** BEGIN **

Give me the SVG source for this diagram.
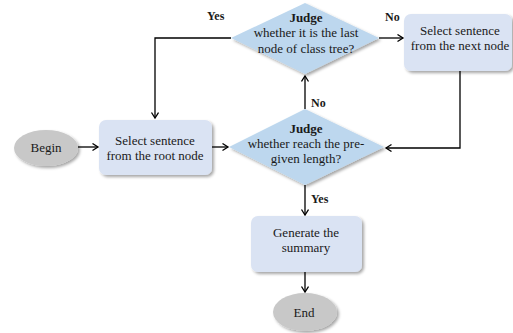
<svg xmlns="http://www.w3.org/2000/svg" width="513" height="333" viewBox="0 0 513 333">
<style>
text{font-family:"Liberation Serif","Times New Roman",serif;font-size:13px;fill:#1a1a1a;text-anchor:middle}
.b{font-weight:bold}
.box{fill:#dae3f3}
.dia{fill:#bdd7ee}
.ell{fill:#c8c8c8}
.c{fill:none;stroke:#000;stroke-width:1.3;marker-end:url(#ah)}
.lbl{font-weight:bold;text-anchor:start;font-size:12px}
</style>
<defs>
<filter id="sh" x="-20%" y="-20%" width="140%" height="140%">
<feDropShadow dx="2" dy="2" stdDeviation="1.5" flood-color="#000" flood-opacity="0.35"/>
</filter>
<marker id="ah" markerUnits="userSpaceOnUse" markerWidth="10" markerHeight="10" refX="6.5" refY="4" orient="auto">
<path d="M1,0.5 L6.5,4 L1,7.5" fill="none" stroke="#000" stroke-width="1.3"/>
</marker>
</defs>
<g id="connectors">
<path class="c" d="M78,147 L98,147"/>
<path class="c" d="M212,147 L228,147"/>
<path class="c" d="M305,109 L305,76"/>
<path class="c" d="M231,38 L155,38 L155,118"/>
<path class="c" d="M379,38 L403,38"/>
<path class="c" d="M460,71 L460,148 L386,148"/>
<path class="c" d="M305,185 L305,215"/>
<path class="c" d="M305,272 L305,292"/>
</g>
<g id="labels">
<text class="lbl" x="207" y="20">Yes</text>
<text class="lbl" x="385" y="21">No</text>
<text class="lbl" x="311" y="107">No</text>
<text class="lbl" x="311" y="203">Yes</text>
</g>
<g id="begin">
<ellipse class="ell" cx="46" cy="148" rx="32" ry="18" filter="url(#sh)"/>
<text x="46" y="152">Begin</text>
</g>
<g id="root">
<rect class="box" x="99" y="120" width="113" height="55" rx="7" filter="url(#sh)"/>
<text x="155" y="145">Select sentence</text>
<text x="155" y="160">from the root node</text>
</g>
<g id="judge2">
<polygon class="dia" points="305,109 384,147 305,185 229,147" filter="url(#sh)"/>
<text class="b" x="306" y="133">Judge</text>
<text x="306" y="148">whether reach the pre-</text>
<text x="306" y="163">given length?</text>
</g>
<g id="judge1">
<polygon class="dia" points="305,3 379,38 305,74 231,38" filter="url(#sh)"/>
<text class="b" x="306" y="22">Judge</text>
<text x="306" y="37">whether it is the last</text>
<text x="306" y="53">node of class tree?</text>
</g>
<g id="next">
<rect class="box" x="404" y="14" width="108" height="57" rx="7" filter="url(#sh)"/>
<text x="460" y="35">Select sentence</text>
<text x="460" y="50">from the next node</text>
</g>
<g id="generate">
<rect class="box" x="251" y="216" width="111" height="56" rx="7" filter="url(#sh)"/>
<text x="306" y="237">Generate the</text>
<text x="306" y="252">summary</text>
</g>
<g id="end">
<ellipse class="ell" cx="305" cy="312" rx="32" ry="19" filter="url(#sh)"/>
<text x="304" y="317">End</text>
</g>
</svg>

** END **

Exclude every picture and copy the remaining data exactly.

Give me the SVG source for this diagram.
<svg xmlns="http://www.w3.org/2000/svg" width="513" height="333" viewBox="0 0 513 333">
<style>
text{font-family:"Liberation Serif","Times New Roman",serif;font-size:13px;fill:#1a1a1a;text-anchor:middle}
.b{font-weight:bold}
.box{fill:#dae3f3}
.dia{fill:#bdd7ee}
.ell{fill:#c8c8c8}
.c{fill:none;stroke:#000;stroke-width:1.3;marker-end:url(#ah)}
.lbl{font-weight:bold;text-anchor:start;font-size:12px}
</style>
<defs>
<filter id="sh" x="-20%" y="-20%" width="140%" height="140%">
<feDropShadow dx="2" dy="2" stdDeviation="1.5" flood-color="#000" flood-opacity="0.35"/>
</filter>
<marker id="ah" markerUnits="userSpaceOnUse" markerWidth="10" markerHeight="10" refX="6.5" refY="4" orient="auto">
<path d="M1,0.5 L6.5,4 L1,7.5" fill="none" stroke="#000" stroke-width="1.3"/>
</marker>
</defs>
<g id="connectors">
<path class="c" d="M78,147 L98,147"/>
<path class="c" d="M212,147 L228,147"/>
<path class="c" d="M305,109 L305,76"/>
<path class="c" d="M231,38 L155,38 L155,118"/>
<path class="c" d="M379,38 L403,38"/>
<path class="c" d="M460,71 L460,148 L386,148"/>
<path class="c" d="M305,185 L305,215"/>
<path class="c" d="M305,272 L305,292"/>
</g>
<g id="labels">
<text class="lbl" x="207" y="20">Yes</text>
<text class="lbl" x="385" y="21">No</text>
<text class="lbl" x="311" y="107">No</text>
<text class="lbl" x="311" y="203">Yes</text>
</g>
<g id="begin">
<ellipse class="ell" cx="46" cy="148" rx="32" ry="18" filter="url(#sh)"/>
<text x="46" y="152">Begin</text>
</g>
<g id="root">
<rect class="box" x="99" y="120" width="113" height="55" rx="7" filter="url(#sh)"/>
<text x="155" y="145">Select sentence</text>
<text x="155" y="160">from the root node</text>
</g>
<g id="judge2">
<polygon class="dia" points="305,109 384,147 305,185 229,147" filter="url(#sh)"/>
<text class="b" x="306" y="133">Judge</text>
<text x="306" y="148">whether reach the pre-</text>
<text x="306" y="163">given length?</text>
</g>
<g id="judge1">
<polygon class="dia" points="305,3 379,38 305,74 231,38" filter="url(#sh)"/>
<text class="b" x="306" y="22">Judge</text>
<text x="306" y="37">whether it is the last</text>
<text x="306" y="53">node of class tree?</text>
</g>
<g id="next">
<rect class="box" x="404" y="14" width="108" height="57" rx="7" filter="url(#sh)"/>
<text x="460" y="35">Select sentence</text>
<text x="460" y="50">from the next node</text>
</g>
<g id="generate">
<rect class="box" x="251" y="216" width="111" height="56" rx="7" filter="url(#sh)"/>
<text x="306" y="237">Generate the</text>
<text x="306" y="252">summary</text>
</g>
<g id="end">
<ellipse class="ell" cx="305" cy="312" rx="32" ry="19" filter="url(#sh)"/>
<text x="304" y="317">End</text>
</g>
</svg>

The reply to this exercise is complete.